« le mauvais goût c’est le plaisir aristocratique de déplaire« , Baudelaire.
Quand on enfile son slip, et tout ce qui se met par dessus, on se raconte une histoire. Aujourd’hui je vais vous raconter une histoire, pas la mienne, celle de la sape. Le dannnnnndysme messieurs dames. Alors non, mais la Société des Ambianceurs et des Personnes Élégantes, oui!

D’ici venant de là.
Milieu du XIXe (promis ce ne sera pas long). Les européens, dans une double mission commerciale et colonisatrice, envoient des tonnes de vêtements d’occas, histoire de balancer de la fripe sur l’Afrique de l’ouest. Le Carreau du Temple se met bien.
Commence un mouvement, à l’époque décrit comme une fable pittoresque. Les gonz s’emparent de cette mode européenne d’une part, mais vont se l’approprier, au delà de l’apparence. Le port n’est pas à l’ajustement mais à la libre parure mélangeant couleurs et saisons.

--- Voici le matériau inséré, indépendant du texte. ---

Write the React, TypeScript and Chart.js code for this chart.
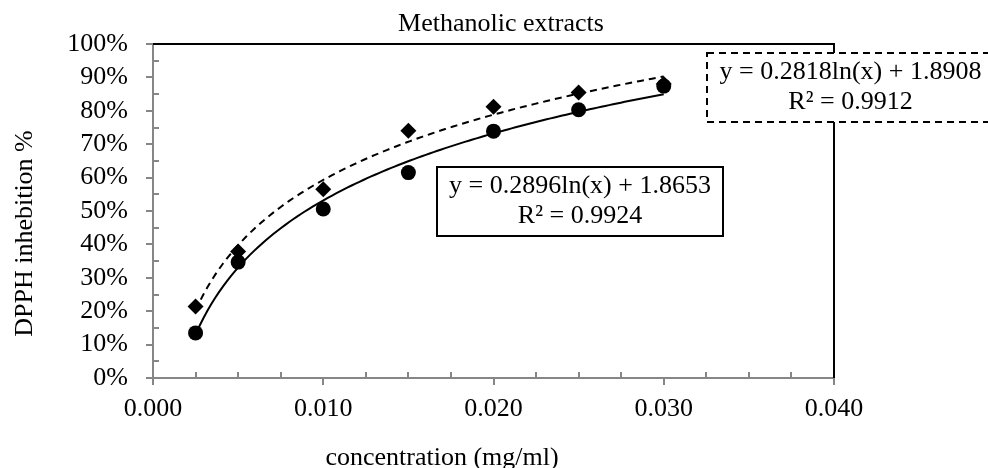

Mais l’européen s’agace de cette aristocratie du mauvais goût (#hautdeformeetdimancheanglican). L’élégance titille la hiérarchie, se refuse du travail manuel imposé (no way d’aller se saloper la sape). C’est l’heure du retournement politique et social, bref, l’heure du bordel. Je trouve alors fascinant de noter l’intelligence du processus.
Un peu plus tard.
La sape est devenue une culture à part entière, qui porte en elle cette mémoire et cette conscience de la condition coloniale. Une partie de l’immigration africaine emporte avec elle cette mémoire, qui rejaillit à travers cette mode. C’est à dire que le sapeur des années 60 réinvesti cette pratique, cette histoire anti-coloniale dans l’anti-immigration. Comme une façon de refuser l’image de l’immigré imposée par la société française.
C’est vrai que ce n’est pas très commode pour aller bosser dans le BTP, on leur demande d’être discret, et non pas de s’intégrer.

Pour l’anecdote, dans les années 80 le bon sapeur a le look textile évidement, mais troque également son corps musculeux à son arrivée contre le corps du boss grassouillet, bien installé et prospère (et je ne vous parle pas de la calvitie). L’imaginaire forge les clichés.
Tout un monde se recrée, les vêtements, mais aussi une langue, un vocabulaire, comme un jeu de constructions mythologiques.
Alors voilà, tant que l’on continuera à se raconter des histoires, on vivra.